I must say that I have been in a “relationship” (as far as you can call it that) involving physical things, but as I look back on it it was more ‘because everyone did that and it seemed normal to do” and since things already went different somehow I just did it too because I didn’t want to stand out too much or attract attention. So, yes, I have had sex as well. I can not say I really enjoyed it, remember from a lot of times that it was trouble to me – it just hurted and I had trouble with it. Now I didn’t have too much sex in my life – I am probably far below averages and such, and now it’s probably about 10 years since I last had sex with someone (just 1 person).  I don’t know why I have/had so much trouble with it, but I have trouble with it. I just don’t seem to have this drive. I don’t feel this attraction, not towards anyone or anything. I can easily live without it, I guess.

Today reminded me of that. Something that should be ‘normal’  turned out pretty sucky today. There was an  invitationletter on my desk for months now. A reminder followed. Another reminder followed. I thought, okay, I should get this done now someday. I can not really explain why it took so long that I made the appointment , but it almost took me a year. It was an invitation for a pap- test, the screening test for cervical cancer. It didn’t seem to be a big deal, and I heard and read ‘you don’t feel anything of it’ and it’s done very quickly. Well, okay, I can manage that I guess, I thought, and I think I went there pretty openminded, like okay, this just has to get done. So I went. But when it happened…my goodness…I don’t want to make anyone afraid, and probably many people do not have problems with it, but me? Sheesh.

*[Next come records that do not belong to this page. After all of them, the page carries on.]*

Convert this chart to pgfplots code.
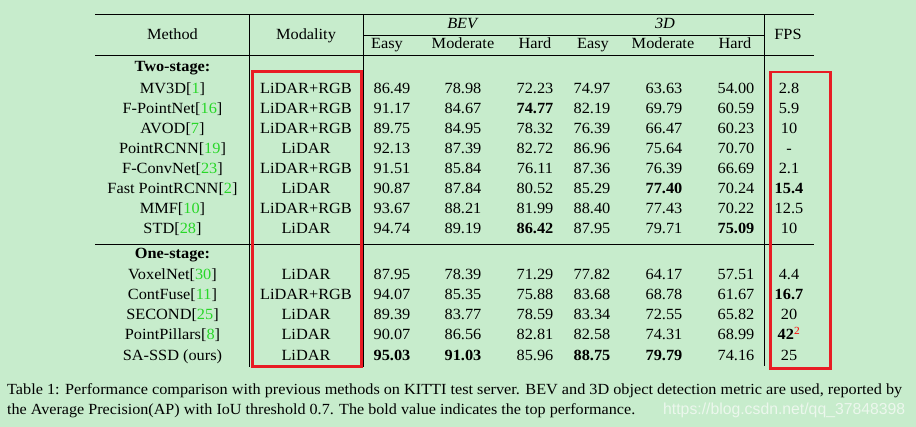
\documentclass[border=0pt]{standalone}
\usepackage{fontspec}
\setmainfont[FakeStretch=1.05]{Liberation Serif}
\newfontfamily\capfontfam{Liberation Serif}
\newfontfamily\wmfontfam{Liberation Sans}
\usepackage{graphicx}
\usepackage{xcolor}
\usepackage{pgfplots}
\usepackage{pgfplotstable}
\pgfplotsset{compat=1.18}
\definecolor{bg}{RGB}{199,236,204}
\definecolor{boxred}{RGB}{232,28,36}
\definecolor{citegreen}{RGB}{40,215,40}
\definecolor{wm}{RGB}{236,247,237}
\newcommand\tabfont{\fontsize{15.6}{18}\selectfont}
\DeclareRobustCommand\C[1]{\textcolor{citegreen}{#1}}
\DeclareRobustCommand\R[1]{\textsuperscript{\textcolor{red}{#1}}}

\pgfplotstableread[col sep=comma]{
y,method,modality,be,bm,bh,te,tm,th,fps
93.2,MV3D[\C{1}],LiDAR+RGB,86.49,78.98,72.23,74.97,63.63,54.00,2.8
113.3,F-PointNet[\C{16}],LiDAR+RGB,91.17,84.67,\textbf{74.77},82.19,69.79,60.59,5.9
133.3,AVOD[\C{7}],LiDAR+RGB,89.75,84.95,78.32,76.39,66.47,60.23,10
153.3,PointRCNN[\C{19}],LiDAR,92.13,87.39,82.72,86.96,75.64,70.70,-
173.3,F-ConvNet[\C{23}],LiDAR+RGB,91.51,85.84,76.11,87.36,76.39,66.69,2.1
193.3,Fast PointRCNN[\C{2}],LiDAR,90.87,87.84,80.52,85.29,\textbf{77.40},70.24,\textbf{15.4}
213.3,MMF[\C{10}],LiDAR+RGB,93.67,88.21,81.99,88.40,77.43,70.22,12.5
233.6,STD[\C{28}],LiDAR,94.74,89.19,\textbf{86.42},87.95,79.71,\textbf{75.09},10
279.0,VoxelNet[\C{30}],LiDAR,87.95,78.39,71.29,77.82,64.17,57.51,4.4
299.4,ContFuse[\C{11}],LiDAR+RGB,94.07,85.35,75.88,83.68,68.78,61.67,\textbf{16.7}
319.4,SECOND[\C{25}],LiDAR,89.39,83.77,78.59,83.34,72.55,65.82,20
339.6,PointPillars[\C{8}],LiDAR,90.07,86.56,82.81,82.58,74.31,68.99,\textbf{42}\R{2}
360.4,SA-SSD (ours),LiDAR,\textbf{95.03},\textbf{91.03},85.96,\textbf{88.75},\textbf{79.79},74.16,25
}\rows

\begin{document}
\begin{tikzpicture}
\begin{axis}[
  scale only axis, width=916bp, height=427bp,
  xmin=0, xmax=916, ymin=0, ymax=427, y dir=reverse,
  hide axis, clip=false,
  every node near coord/.style={anchor=base, inner sep=0pt, outer sep=0pt, font=\tabfont, text=black},
  cell/.style={draw=none, mark=none, nodes near coords={\pgfplotspointmeta}, point meta=explicit symbolic},
]
% background
\addplot[fill=bg, draw=none] coordinates {(0,0) (916,0) (916,427) (0,427) (0,0)};

% horizontal rules
\addplot[black, line width=1bp] coordinates {(95,14.4) (814,14.4)};
\addplot[black, line width=1bp] coordinates {(363.5,35.2) (764.3,35.2)};
\addplot[black, line width=1bp] coordinates {(95,55.2) (814,55.2)};
\addplot[black, line width=1bp] coordinates {(95,244.7) (814,244.7)};
% vertical rules
\addplot[black, line width=1bp] coordinates {(249.8,14.4) (249.8,367)};
\addplot[black, line width=1bp] coordinates {(363.5,14.4) (363.5,367)};
\addplot[black, line width=1bp] coordinates {(764.3,14.4) (764.3,365.5)};

% table cells
\addplot[cell] table[x expr=172.5, y=y, meta=method] {\rows};
\addplot[cell] table[x expr=306, y=y, meta=modality] {\rows};
\addplot[cell] table[x expr=392, y=y, meta=be] {\rows};
\addplot[cell] table[x expr=463, y=y, meta=bm] {\rows};
\addplot[cell] table[x expr=535, y=y, meta=bh] {\rows};
\addplot[cell] table[x expr=592, y=y, meta=te] {\rows};
\addplot[cell] table[x expr=664, y=y, meta=tm] {\rows};
\addplot[cell] table[x expr=736, y=y, meta=th] {\rows};
\addplot[cell] table[x expr=789, y=y, meta=fps] {\rows};

% red boxes
\addplot[boxred, line width=2.8bp, line cap=rect, line join=miter] coordinates {(252.5,71.3) (361.3,71.3) (361.3,366.3) (252.5,366.3) (252.5,71.3)};
\addplot[boxred, line width=2.8bp, line cap=rect, line join=miter] coordinates {(770.5,72) (830.6,72) (830.6,368.8) (770.5,368.8) (770.5,72)};

% headers
\node[anchor=base, inner sep=0pt, font=\tabfont] at (axis cs:172.5,40) {Method};
\node[anchor=base, inner sep=0pt, font=\tabfont] at (axis cs:306,40) {Modality};
\node[anchor=base, inner sep=0pt, font=\tabfont] at (axis cs:463,28.6) {\textit{BEV}};
\node[anchor=base, inner sep=0pt, font=\tabfont] at (axis cs:665,28.8) {\textit{3D}};
\node[anchor=base, inner sep=0pt, font=\tabfont] at (axis cs:788,39.4) {FPS};
\node[anchor=base, inner sep=0pt, font=\tabfont] at (axis cs:387,49) {Easy};
\node[anchor=base, inner sep=0pt, font=\tabfont] at (axis cs:463,49) {Moderate};
\node[anchor=base, inner sep=0pt, font=\tabfont] at (axis cs:535,49) {Hard};
\node[anchor=base, inner sep=0pt, font=\tabfont] at (axis cs:593,49) {Easy};
\node[anchor=base, inner sep=0pt, font=\tabfont] at (axis cs:663,49) {Moderate};
\node[anchor=base, inner sep=0pt, font=\tabfont] at (axis cs:735,49) {Hard};
\node[anchor=base, inner sep=0pt, font=\tabfont] at (axis cs:172.5,72) {\textbf{Two-stage:}};
\node[anchor=base, inner sep=0pt, font=\tabfont] at (axis cs:172.5,258.7) {\textbf{One-stage:}};

% caption
\node[anchor=base west, inner sep=0pt] at (axis cs:7,394) {\capfontfam\fontsize{15.5}{18}\selectfont\resizebox{895bp}{\height}{Table 1: Performance comparison with previous methods on KITTI test server. BEV and 3D object detection metric are used, reported by}};
\node[anchor=base west, inner sep=0pt] at (axis cs:7,414) {\capfontfam\fontsize{15.5}{18}\selectfont\resizebox{628bp}{\height}{the Average Precision(AP) with IoU threshold 0.7. The bold value indicates the top performance.}};
% watermark
\node[anchor=base west, inner sep=0pt] at (axis cs:663,414) {\wmfontfam\fontsize{16}{18}\selectfont\color{wm}\resizebox{242bp}{\height}{https://blog.csdn.net/qq\_37848398}};
\end{axis}
\end{tikzpicture}
\end{document}
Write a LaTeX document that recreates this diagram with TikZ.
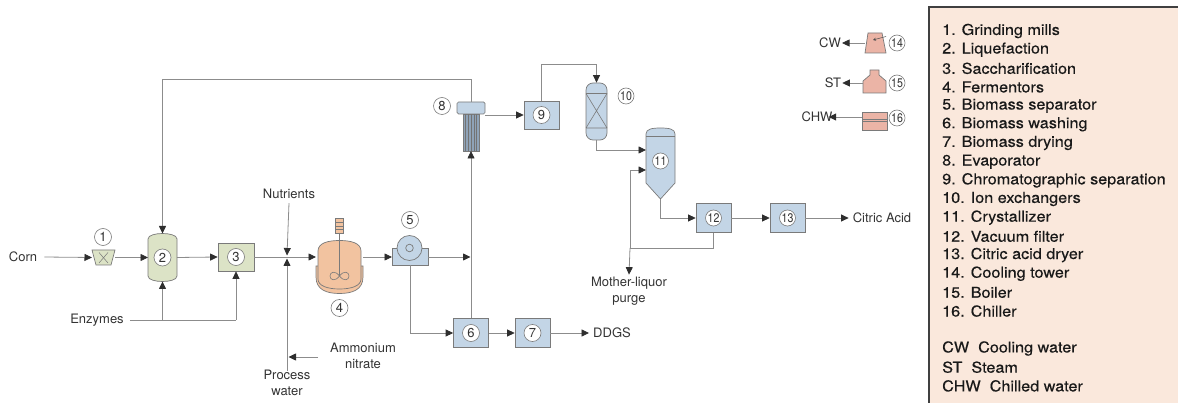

Just before the medical assistant asked me if I was nervous, I said it wasn’t really too bad since everyone I know who had it done is still alive, so nothing to worry right? And all I read was that it was no big deal and such. Well, when they had to get that “thing’ in, that was really, really, REALLY not nice and it took a while before it was like it should be. It hurted and was really an unpleasant feeling. It’s hard to describe exactly but I think it almost didn’t work out. It was already not something I was fancy of doing – I mean, who likes to undress and get examined with things like that … but yeah, if it goes like that…I felt ashamed of myself, that it just went so difficult and that it did hurt and I had so much trouble to undergo it.(And in general, I am not touchy at all – well at least, not on the outside..) . I hope it worked out (because sometimes those tests seem to fail and in that case you have to get it done again – what I REALLY don’t hope). So I walked out of there, feeling ashamed a bit and thought ‘what do those people think of me now’.

As if that wasn’t enough, I almost passed out when I was in the pharmacy to ask something. It was so stupid and made me even feel more ashamed. I went there to check out on some stuff I use for my eyes but they have had so much trouble to order it somehow, and they said they would call me about it but it has been a month or longer and they didn’t call. So I went to ask if they knew anything about it. While I was there, I suddenly had this breakout of a sweat, I felt like I was going to pass out and I couldnt focus properly and my ears felt so weird, like I wasn’t perceiving the noises and things as I should. I never had that so bad (was it a panic attack??). There were like 5 other people around and all I could say to the pharmacist was ‘I don’t feel so well, I might pass out”…. the pharmacist said to me like ‘take it easy, but your arms on the desk and i’ll get you a glass of water. That helped somehow, but I felt even more ashamed when that happened. I didn’t know how quickly to leave that place. Out in the fresh air, things went okay again. I sat for 10 minutes in the car thinking sh*t sh*t sh*t what was that all about, what just happened? And so much shame. Why? I don’t know. I really don’t know. It just wasn’t a good start of the day at all. It was terrible. I still feel very ashamed.